5 Judith immigrated to Montreal in the mid 1930s with her sister Gella, and in 1938 she married Borenstein. In the meantime, Hitler had come to power in Germany and decreed that Jews leaving Germany could not take their possessions with them. Realizing that his collection of Judaica was at risk, Paul devised a plan to save it. He entrusted a long-time employee, a non-Jew named Baum, with the task of taking one precious object at a time to the home of a friend who lived in Zurich, Switzerland. Over the next several years Baum made many such trips. When Paul was forced to leave Frankfurt, he retrieved the objects and took them with him to Palestine.
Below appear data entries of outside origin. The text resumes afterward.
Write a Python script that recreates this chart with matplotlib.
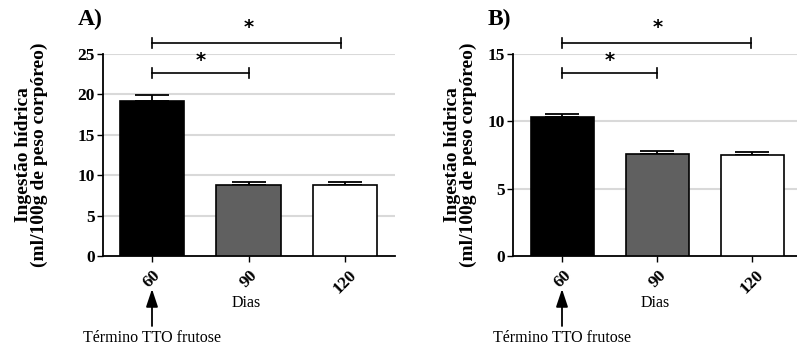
import numpy as np
import matplotlib
matplotlib.use('Agg')
import matplotlib.pyplot as plt

plt.rcParams['font.family'] = ['Liberation Serif', 'DejaVu Serif']

# Data
dias = ['60', '90', '120']
ingestao_a = [19.2, 8.8, 8.8]
sem_a = [0.7, 0.35, 0.4]
ingestao_b = [10.3, 7.55, 7.5]
sem_b = [0.25, 0.25, 0.22]
bar_colors = ['#000000', '#606060', '#ffffff']
yticks_a = [0, 5, 10, 15, 20, 25]
yticks_b = [0, 5, 10, 15]

W, H = 797, 349
fig = plt.figure(figsize=(W / 100, H / 100), dpi=100)


def px_axes(left, right, top, bottom):
    return fig.add_axes([left / W, 1 - bottom / H, (right - left) / W, (bottom - top) / H])


def draw_panel(ax, vals, errs, yticks, ymax, xlim, brackets, stars, letter, letter_xy):
    x = np.arange(len(vals))
    ax.set_axisbelow(True)
    for t in yticks[1:]:
        ax.axhline(t, color='#d9d9d9', linewidth=1.5, zorder=0)
    ax.bar(x, vals, width=0.67, color=bar_colors, edgecolor='black', linewidth=1.2, zorder=3)
    ax.errorbar(x, vals, yerr=[np.zeros(len(vals)), errs], fmt='none', ecolor='black',
                elinewidth=1.3, capsize=12, capthick=1.3, zorder=2)
    ax.set_xlim(*xlim)
    ax.set_ylim(0, ymax)
    ax.set_yticks(yticks)
    ax.set_yticklabels([str(t) for t in yticks], fontsize=12.5, fontweight='bold')
    ax.set_xticks(x)
    ax.set_xticklabels(dias, fontsize=12.5, fontweight='bold', rotation=45, ha='center')
    for s in ['top', 'right']:
        ax.spines[s].set_visible(False)
    for s in ['left', 'bottom']:
        ax.spines[s].set_linewidth(1.3)
    ax.tick_params(axis='both', length=4, width=1.0, pad=2)
    ax.tick_params(axis='x', pad=4)
    ax.set_xlabel('Dias', fontsize=11.5)
    ax.set_ylabel('Ingestão hídrica\n(ml/100g de peso corpóreo)', fontsize=14,
                  fontweight='bold', linespacing=0.9)

    # significance brackets
    for (x0, x1, yb, cap) in brackets:
        ax.plot([x0, x1], [yb, yb], color='black', linewidth=1.2, clip_on=False)
        for xe in (x0, x1):
            ax.plot([xe, xe], [yb - cap, yb + cap], color='black', linewidth=1.2, clip_on=False)
    for (xs, ys) in stars:
        ax.text(xs, ys, '*', fontsize=14, fontweight='bold', ha='center', va='center',
                family=['DejaVu Sans'])

    fig.text(letter_xy[0] / W, 1 - letter_xy[1] / H, letter, fontsize=17, fontweight='bold',
             ha='left', va='center')


def draw_arrow(x_px):
    fig.add_artist(matplotlib.patches.FancyArrowPatch(
        (x_px / W, 1 - 326 / H), (x_px / W, 1 - 289 / H), transform=fig.transFigure,
        arrowstyle='-|>,head_length=0.54,head_width=0.18', mutation_scale=20,
        color='black', linewidth=1.3, shrinkA=0, shrinkB=0))
    fig.text(x_px / W, 1 - 338 / H, 'Término TTO frutose', fontsize=11.5, ha='center', va='center')


# Panel A
ax_a = px_axes(103, 395, 54, 256)
draw_panel(ax_a, ingestao_a, sem_a, yticks_a, 25, (-0.51, 2.52),
           brackets=[(0, 1.96, 26.4, 0.62), (0, 1, 22.6, 0.62)],
           stars=[(1.0, 28.3), (0.5, 24.2)], letter='A)', letter_xy=(78, 19))
ax_a.yaxis.set_label_coords(-0.19, 0.5)
ax_a.xaxis.set_label_coords(0.49, -0.195)
draw_arrow(152)

# Panel B
ax_b = px_axes(513, 797, 54, 256)
draw_panel(ax_b, ingestao_b, sem_b, yticks_b, 15, (-0.52, 2.47),
           brackets=[(0, 1.99, 15.8, 0.37), (0, 1, 13.6, 0.37)],
           stars=[(1.0, 17.0), (0.5, 14.5)], letter='B)', letter_xy=(488, 19))
ax_b.yaxis.set_label_coords(-0.127, 0.5)
ax_b.xaxis.set_label_coords(0.5, -0.195)
draw_arrow(562)

fig.savefig('out.png', dpi=100)
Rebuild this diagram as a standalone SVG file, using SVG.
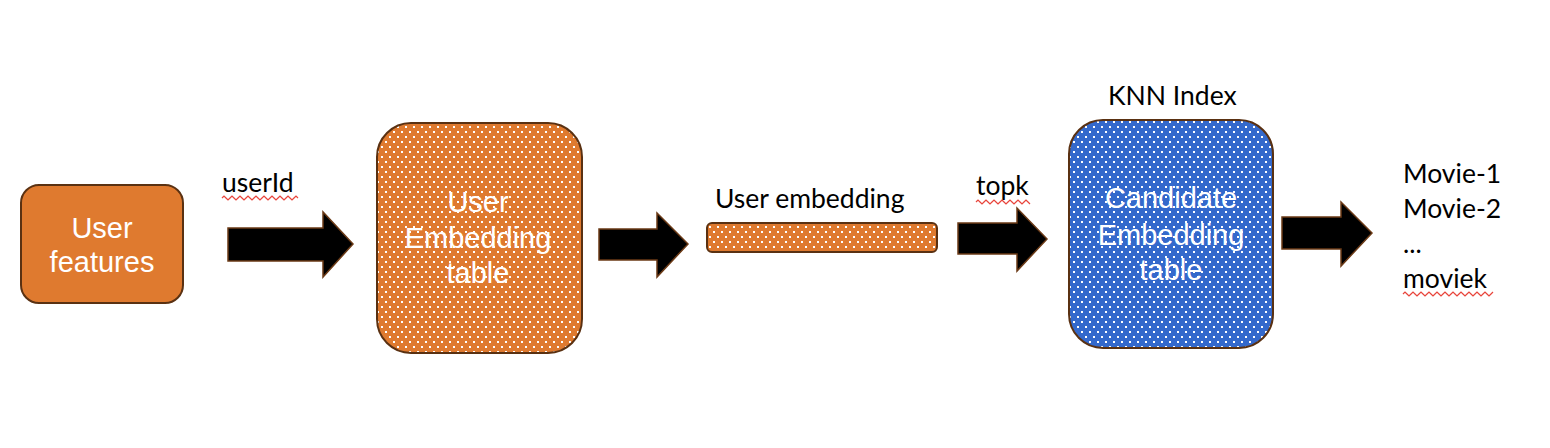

Over the years he gifted some of them to his family in Montreal and they in turn donated them to the Aron Museum.

6 With an interest in collecting even more objects to donate, Josef turned again to Borenstein, who made many visits to Jacoby’s auction house on his behalf. Jacoby’s was well known for its brisk trade in European antiques. Although Josef died June 2, 1956, he secured the future of the museum by stipulating in his will “a Memorial Fund in the name of Josef and Anna Aron, the income of which is to be used for the purchase of Jewish Ceremonial Art objects and display cases, for the Museum in the said Temple founded by myself and my said beloved wife.”6 The Memorial Fund fell under the care of the museum committee, which was headed by Josef’s wife Anna. The committee continued to look to Borenstein for recommendations and to solicit donations by Temple members.

Fig. 4 Spice tower modelled after the Eschenheimer Turm. 19th century. Frankfurt am Main. Gift of Josef and Anna Aron.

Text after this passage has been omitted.